------ Data ------

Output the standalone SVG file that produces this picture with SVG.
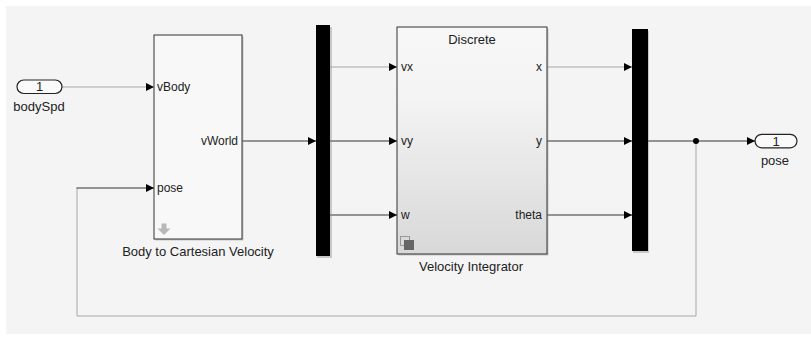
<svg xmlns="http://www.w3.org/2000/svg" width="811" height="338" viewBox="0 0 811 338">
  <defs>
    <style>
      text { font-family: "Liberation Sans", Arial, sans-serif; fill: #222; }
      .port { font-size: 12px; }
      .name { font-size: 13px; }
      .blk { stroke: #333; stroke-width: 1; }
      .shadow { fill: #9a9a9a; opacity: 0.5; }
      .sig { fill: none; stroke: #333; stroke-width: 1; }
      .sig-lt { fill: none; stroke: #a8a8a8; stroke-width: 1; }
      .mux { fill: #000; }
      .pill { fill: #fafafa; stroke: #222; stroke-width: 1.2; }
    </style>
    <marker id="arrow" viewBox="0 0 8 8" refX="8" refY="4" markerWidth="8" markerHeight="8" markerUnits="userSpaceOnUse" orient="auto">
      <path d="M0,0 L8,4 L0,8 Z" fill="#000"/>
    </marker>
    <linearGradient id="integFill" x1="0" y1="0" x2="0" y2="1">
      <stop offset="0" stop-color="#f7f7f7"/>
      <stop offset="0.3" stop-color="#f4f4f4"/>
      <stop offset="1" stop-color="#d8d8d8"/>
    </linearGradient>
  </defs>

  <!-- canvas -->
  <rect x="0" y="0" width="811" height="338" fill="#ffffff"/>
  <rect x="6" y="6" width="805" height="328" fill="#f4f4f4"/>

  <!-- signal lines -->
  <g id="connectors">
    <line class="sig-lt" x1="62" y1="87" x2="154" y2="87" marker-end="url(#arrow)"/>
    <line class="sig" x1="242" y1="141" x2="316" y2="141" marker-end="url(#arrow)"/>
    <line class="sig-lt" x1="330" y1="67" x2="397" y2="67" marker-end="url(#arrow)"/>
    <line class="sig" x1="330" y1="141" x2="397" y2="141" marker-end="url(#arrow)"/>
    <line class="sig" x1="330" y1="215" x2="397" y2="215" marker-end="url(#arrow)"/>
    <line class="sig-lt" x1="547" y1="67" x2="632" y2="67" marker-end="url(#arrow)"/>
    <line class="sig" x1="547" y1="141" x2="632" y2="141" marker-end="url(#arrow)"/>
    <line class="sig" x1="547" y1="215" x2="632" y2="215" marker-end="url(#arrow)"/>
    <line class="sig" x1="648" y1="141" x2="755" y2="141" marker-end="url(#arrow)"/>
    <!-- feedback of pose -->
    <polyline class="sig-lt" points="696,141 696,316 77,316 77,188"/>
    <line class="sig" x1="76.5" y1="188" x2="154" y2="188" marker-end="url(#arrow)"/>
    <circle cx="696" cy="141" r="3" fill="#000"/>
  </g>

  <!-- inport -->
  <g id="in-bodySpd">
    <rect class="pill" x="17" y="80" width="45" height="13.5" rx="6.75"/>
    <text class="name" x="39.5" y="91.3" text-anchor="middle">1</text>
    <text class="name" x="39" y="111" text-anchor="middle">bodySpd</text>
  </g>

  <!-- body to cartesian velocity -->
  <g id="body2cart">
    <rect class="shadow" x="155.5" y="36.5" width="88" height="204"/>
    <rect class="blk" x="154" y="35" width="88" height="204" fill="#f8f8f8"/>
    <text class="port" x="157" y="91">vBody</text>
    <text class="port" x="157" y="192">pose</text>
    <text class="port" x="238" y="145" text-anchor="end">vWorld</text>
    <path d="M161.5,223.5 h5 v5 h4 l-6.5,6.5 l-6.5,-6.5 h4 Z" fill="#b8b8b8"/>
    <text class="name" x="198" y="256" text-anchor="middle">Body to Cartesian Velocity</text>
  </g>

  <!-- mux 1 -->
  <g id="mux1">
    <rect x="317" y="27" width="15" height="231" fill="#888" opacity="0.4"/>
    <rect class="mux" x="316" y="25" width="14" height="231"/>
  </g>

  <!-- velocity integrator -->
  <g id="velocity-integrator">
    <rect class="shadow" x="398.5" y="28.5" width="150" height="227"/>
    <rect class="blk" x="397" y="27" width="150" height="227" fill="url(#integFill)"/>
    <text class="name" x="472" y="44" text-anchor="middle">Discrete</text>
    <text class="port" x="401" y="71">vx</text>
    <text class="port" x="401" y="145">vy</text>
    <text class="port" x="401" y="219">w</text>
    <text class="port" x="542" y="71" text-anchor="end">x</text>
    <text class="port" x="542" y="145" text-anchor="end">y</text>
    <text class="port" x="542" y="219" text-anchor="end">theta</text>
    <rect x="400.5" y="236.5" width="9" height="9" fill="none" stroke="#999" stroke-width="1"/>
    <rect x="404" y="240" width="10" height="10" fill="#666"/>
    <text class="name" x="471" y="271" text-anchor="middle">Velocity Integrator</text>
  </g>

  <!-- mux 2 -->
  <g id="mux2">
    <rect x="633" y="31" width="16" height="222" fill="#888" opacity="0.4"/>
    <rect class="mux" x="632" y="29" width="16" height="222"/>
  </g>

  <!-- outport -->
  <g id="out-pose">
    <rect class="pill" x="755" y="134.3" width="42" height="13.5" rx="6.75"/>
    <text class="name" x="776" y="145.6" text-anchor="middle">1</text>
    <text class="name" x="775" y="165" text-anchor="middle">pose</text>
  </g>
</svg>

------

From the listing, extract all text exactly as given and drop any picture.

→ **Solution for this exercise**:
Output the standalone SVG file that produces this picture with SVG.
<svg xmlns="http://www.w3.org/2000/svg" width="811" height="338" viewBox="0 0 811 338">
  <defs>
    <style>
      text { font-family: "Liberation Sans", Arial, sans-serif; fill: #222; }
      .port { font-size: 12px; }
      .name { font-size: 13px; }
      .blk { stroke: #333; stroke-width: 1; }
      .shadow { fill: #9a9a9a; opacity: 0.5; }
      .sig { fill: none; stroke: #333; stroke-width: 1; }
      .sig-lt { fill: none; stroke: #a8a8a8; stroke-width: 1; }
      .mux { fill: #000; }
      .pill { fill: #fafafa; stroke: #222; stroke-width: 1.2; }
    </style>
    <marker id="arrow" viewBox="0 0 8 8" refX="8" refY="4" markerWidth="8" markerHeight="8" markerUnits="userSpaceOnUse" orient="auto">
      <path d="M0,0 L8,4 L0,8 Z" fill="#000"/>
    </marker>
    <linearGradient id="integFill" x1="0" y1="0" x2="0" y2="1">
      <stop offset="0" stop-color="#f7f7f7"/>
      <stop offset="0.3" stop-color="#f4f4f4"/>
      <stop offset="1" stop-color="#d8d8d8"/>
    </linearGradient>
  </defs>

  <!-- canvas -->
  <rect x="0" y="0" width="811" height="338" fill="#ffffff"/>
  <rect x="6" y="6" width="805" height="328" fill="#f4f4f4"/>

  <!-- signal lines -->
  <g id="connectors">
    <line class="sig-lt" x1="62" y1="87" x2="154" y2="87" marker-end="url(#arrow)"/>
    <line class="sig" x1="242" y1="141" x2="316" y2="141" marker-end="url(#arrow)"/>
    <line class="sig-lt" x1="330" y1="67" x2="397" y2="67" marker-end="url(#arrow)"/>
    <line class="sig" x1="330" y1="141" x2="397" y2="141" marker-end="url(#arrow)"/>
    <line class="sig" x1="330" y1="215" x2="397" y2="215" marker-end="url(#arrow)"/>
    <line class="sig-lt" x1="547" y1="67" x2="632" y2="67" marker-end="url(#arrow)"/>
    <line class="sig" x1="547" y1="141" x2="632" y2="141" marker-end="url(#arrow)"/>
    <line class="sig" x1="547" y1="215" x2="632" y2="215" marker-end="url(#arrow)"/>
    <line class="sig" x1="648" y1="141" x2="755" y2="141" marker-end="url(#arrow)"/>
    <!-- feedback of pose -->
    <polyline class="sig-lt" points="696,141 696,316 77,316 77,188"/>
    <line class="sig" x1="76.5" y1="188" x2="154" y2="188" marker-end="url(#arrow)"/>
    <circle cx="696" cy="141" r="3" fill="#000"/>
  </g>

  <!-- inport -->
  <g id="in-bodySpd">
    <rect class="pill" x="17" y="80" width="45" height="13.5" rx="6.75"/>
    <text class="name" x="39.5" y="91.3" text-anchor="middle">1</text>
    <text class="name" x="39" y="111" text-anchor="middle">bodySpd</text>
  </g>

  <!-- body to cartesian velocity -->
  <g id="body2cart">
    <rect class="shadow" x="155.5" y="36.5" width="88" height="204"/>
    <rect class="blk" x="154" y="35" width="88" height="204" fill="#f8f8f8"/>
    <text class="port" x="157" y="91">vBody</text>
    <text class="port" x="157" y="192">pose</text>
    <text class="port" x="238" y="145" text-anchor="end">vWorld</text>
    <path d="M161.5,223.5 h5 v5 h4 l-6.5,6.5 l-6.5,-6.5 h4 Z" fill="#b8b8b8"/>
    <text class="name" x="198" y="256" text-anchor="middle">Body to Cartesian Velocity</text>
  </g>

  <!-- mux 1 -->
  <g id="mux1">
    <rect x="317" y="27" width="15" height="231" fill="#888" opacity="0.4"/>
    <rect class="mux" x="316" y="25" width="14" height="231"/>
  </g>

  <!-- velocity integrator -->
  <g id="velocity-integrator">
    <rect class="shadow" x="398.5" y="28.5" width="150" height="227"/>
    <rect class="blk" x="397" y="27" width="150" height="227" fill="url(#integFill)"/>
    <text class="name" x="472" y="44" text-anchor="middle">Discrete</text>
    <text class="port" x="401" y="71">vx</text>
    <text class="port" x="401" y="145">vy</text>
    <text class="port" x="401" y="219">w</text>
    <text class="port" x="542" y="71" text-anchor="end">x</text>
    <text class="port" x="542" y="145" text-anchor="end">y</text>
    <text class="port" x="542" y="219" text-anchor="end">theta</text>
    <rect x="400.5" y="236.5" width="9" height="9" fill="none" stroke="#999" stroke-width="1"/>
    <rect x="404" y="240" width="10" height="10" fill="#666"/>
    <text class="name" x="471" y="271" text-anchor="middle">Velocity Integrator</text>
  </g>

  <!-- mux 2 -->
  <g id="mux2">
    <rect x="633" y="31" width="16" height="222" fill="#888" opacity="0.4"/>
    <rect class="mux" x="632" y="29" width="16" height="222"/>
  </g>

  <!-- outport -->
  <g id="out-pose">
    <rect class="pill" x="755" y="134.3" width="42" height="13.5" rx="6.75"/>
    <text class="name" x="776" y="145.6" text-anchor="middle">1</text>
    <text class="name" x="775" y="165" text-anchor="middle">pose</text>
  </g>
</svg>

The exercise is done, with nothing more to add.